Muttrupulliyaa is a Sri Lankan film about four individuals of Tamil descent living in Sri Lanka after the end of the Sri Lankan Civil War in 2009. This is the first film from Sri Lanka to describe this period.

The story of Muttrupulliyaa is told through a former female Tamil tiger rebel living in Jaffna with her three children and her husband missing after he surrendered to the Sri Lankan army, a historian living in the Vanni; an environmental activist from Colombo and a young journalist from Chennai who travels to Sri Lanka.

The production team had to shoot undercover in Sri Lanka, hiding their real identities because of the risks. Despite these precautions, some of the film team were arrested or forced into hiding.

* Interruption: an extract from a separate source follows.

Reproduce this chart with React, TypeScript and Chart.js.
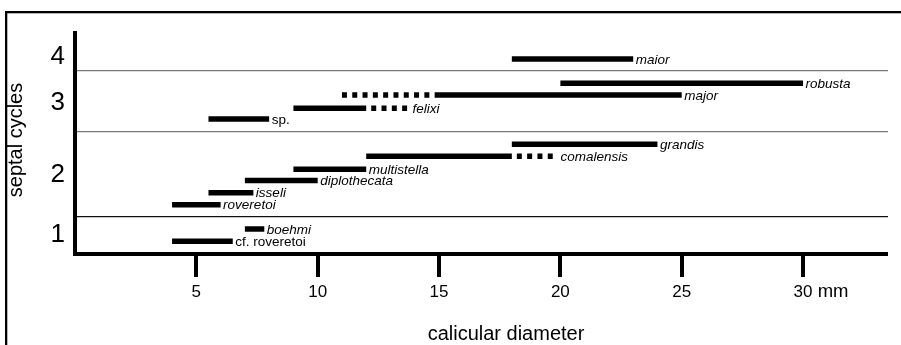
import React, { useEffect, useRef } from 'react';
import { Chart, registerables } from 'chart.js';

Chart.register(...registerables);

// ---- data ----
const speciesNames = ['cf. roveretoi', 'boehmi', 'roveretoi', 'isseli', 'diplothecata', 'multistella', 'comalensis', 'grandis', 'sp.', 'felixi', 'major', 'robusta', 'maior'];
const speciesItalic = [false, true, true, true, true, true, true, true, false, true, true, true, true];
const rowLevels = [0.99, 1.98, 3.95, 4.92, 5.91, 6.82, 7.87, 8.83, 10.88, 11.75, 12.82, 13.77, 15.74];
const solidFrom = [4, 7, 4, 5.5, 7, 9, 12, 18, 5.5, 9, 15, 20, 18];
const solidTo = [6.5, 7.8, 6, 7.35, 10, 12, 18, 24, 8, 12, 25, 30, 23];
const dashedFrom: (number | null)[] = [null, null, null, null, null, null, 18, null, null, 12, 11, null, null];
const dashedTo: (number | null)[] = [null, null, null, null, null, null, 19.8, null, null, 13.7, 15, null, null];

const cycleLabels = ['1', '2', '3', '4'];
const cycleLevels = [1.54, 6.35, 12.22, 15.94];
const cycleBoundaries = [2.95, 9.83, 14.77];
const yMax = 17.84;
const xMax = 33.5;
const xTickValues = [5, 10, 15, 20, 25, 30];
const xUnitLabel = 'mm';
const xTitle = 'calicular diameter';
const yTitle = 'septal cycles';

const FONT = '"Liberation Sans", Arial, Helvetica, sans-serif';
const W = 901;
const H = 345;

export default function App() {
  const ref = useRef<HTMLCanvasElement | null>(null);

  useEffect(() => {
    const canvas = ref.current;
    if (!canvas) return;

    const datasets: any[] = [];
    speciesNames.forEach((name, i) => {
      datasets.push({
        label: name,
        data: [
          { x: solidFrom[i], y: rowLevels[i] },
          { x: solidTo[i], y: rowLevels[i] },
        ],
        borderColor: '#000',
        borderWidth: 5.5,
        borderCapStyle: 'butt',
        pointRadius: 0,
        fill: false,
      });
      const df = dashedFrom[i];
      const dt = dashedTo[i];
      if (df !== null && dt !== null) {
        datasets.push({
          label: name + ' (dashed)',
          data: [
            { x: df, y: rowLevels[i] },
            { x: dt, y: rowLevels[i] },
          ],
          borderColor: '#000',
          borderWidth: 5.5,
          borderCapStyle: 'butt',
          borderDash: [5, 5.3],
          borderDashOffset: df < solidFrom[i] ? 0 : 5.3,
          pointRadius: 0,
          fill: false,
        });
      }
    });

    const decor = {
      id: 'decor',
      beforeDraw(chart: any) {
        const ctx = chart.ctx;
        ctx.save();
        ctx.fillStyle = '#fff';
        ctx.fillRect(0, 0, W, H);
        ctx.fillStyle = '#000';
        ctx.fillRect(5, 11, W - 5, 2.3);
        ctx.fillRect(5, 11, 2.3, H - 11);
        ctx.restore();
      },
      afterDatasetsDraw(chart: any) {
        const ctx = chart.ctx;
        const xs = chart.scales.x;
        const ys = chart.scales.y;
        ctx.save();
        ctx.fillStyle = '#000';
        ctx.textBaseline = 'middle';
        ctx.textAlign = 'left';
        speciesNames.forEach((name, i) => {
          const dt = dashedTo[i];
          const end = dt !== null && dt > solidTo[i] ? dt : solidTo[i];
          const gap = dt !== null && dt > solidTo[i] ? 5 : 2.5;
          ctx.font = (speciesItalic[i] ? 'italic ' : '') + '13.5px ' + FONT;
          ctx.fillText(name, xs.getPixelForValue(end) + gap, ys.getPixelForValue(rowLevels[i]) + 1);
        });
        ctx.restore();
      },
      afterDraw(chart: any) {
        const ctx = chart.ctx;
        const xs = chart.scales.x;
        ctx.save();
        ctx.fillStyle = '#000';
        // y title
        ctx.font = '20px ' + FONT;
        ctx.textAlign = 'center';
        ctx.textBaseline = 'middle';
        ctx.translate(16.5, 140);
        ctx.rotate(-Math.PI / 2);
        ctx.fillText(yTitle, 0, 0);
        ctx.restore();
        ctx.save();
        ctx.fillStyle = '#000';
        ctx.font = '20px ' + FONT;
        ctx.textAlign = 'center';
        ctx.textBaseline = 'alphabetic';
        ctx.fillText(xTitle, 506, 340);
        // unit after last tick label
        ctx.font = '17px ' + FONT;
        const last = xTickValues[xTickValues.length - 1];
        const w = ctx.measureText(String(last)).width;
        ctx.textAlign = 'left';
        ctx.textBaseline = 'middle';
        ctx.font = '18.5px ' + FONT;
        ctx.fillText(' ' + xUnitLabel, xs.getPixelForValue(last) + w / 2, 292);
        ctx.restore();
      },
    };

    const chart = new Chart(canvas, {
      type: 'line',
      data: { datasets },
      options: {
        animation: false,
        responsive: false,
        devicePixelRatio: 1,
        layout: { padding: { left: 0, right: 13, top: 33, bottom: 0 } },
        plugins: {
          legend: { display: false },
          tooltip: { enabled: false },
          title: { display: false },
        },
        scales: {
          x: {
            type: 'linear',
            min: 0,
            max: xMax,
            afterFit: (s: any) => {
              s.height = H - 253.5;
            },
            afterBuildTicks: (s: any) => {
              s.ticks = xTickValues.map((v) => ({ value: v }));
            },
            ticks: {
              color: '#000',
              font: { family: FONT, size: 17 },
              padding: 5,
              maxRotation: 0,
              autoSkip: false,
              callback: (v: any) => String(v),
            },
            grid: {
              display: true,
              drawOnChartArea: false,
              drawTicks: true,
              tickLength: 23.5,
              tickWidth: 4,
              tickColor: '#000',
              lineWidth: 0,
            },
            border: { display: true, color: '#000', width: 4 },
          },
          y: {
            type: 'linear',
            position: 'left',
            min: 0,
            max: yMax,
            afterFit: (s: any) => {
              s.width = 75;
            },
            afterBuildTicks: (s: any) => {
              s.ticks = cycleLevels.map((v) => ({ value: v }));
            },
            ticks: {
              color: '#000',
              font: { family: FONT, size: 26 },
              padding: 10,
              autoSkip: false,
              callback: (_v: any, i: number) => cycleLabels[i],
            },
            grid: { display: true, drawOnChartArea: false, drawTicks: false },
            border: { display: true, color: '#000', width: 4 },
          },
          yg: {
            type: 'linear',
            position: 'left',
            min: 0,
            max: yMax,
            afterFit: (s: any) => {
              s.width = 0;
            },
            afterBuildTicks: (s: any) => {
              s.ticks = cycleBoundaries.map((v) => ({ value: v }));
            },
            ticks: { display: false },
            grid: {
              display: true,
              drawTicks: false,
              lineWidth: 1.2,
              color: (c: any) => (c.index === 0 ? '#111' : '#7a7a7a'),
            },
            border: { display: false },
          },
        },
      },
      plugins: [decor],
    } as any);

    return () => chart.destroy();
  }, []);

  return (
    <div style={{ position: 'fixed', left: 0, top: 0, width: W, height: H, background: '#fff' }}>
      <canvas ref={ref} width={W} height={H} style={{ width: W, height: H, display: 'block' }} />
    </div>
  );
}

Muttrupulliyaa premiered at the Jaffna film festival.

==Censorship==
Muttrupulliyaa was allowed to be screened in Sri Lanka and was approved by the Public Performance Board of Sri Lanka.

Muttrupulliyaa was banned in India by the censor board as it would damage Indo-Sri Lanka relations. The ban was later lifted by the Film Certification Appellate Tribunal. However, the filmmaker had to morph the Liberation Tigers of Tamil Eelam flags, cut out photographs of its slain leaders and state that the film was a work of fiction inspired by real events.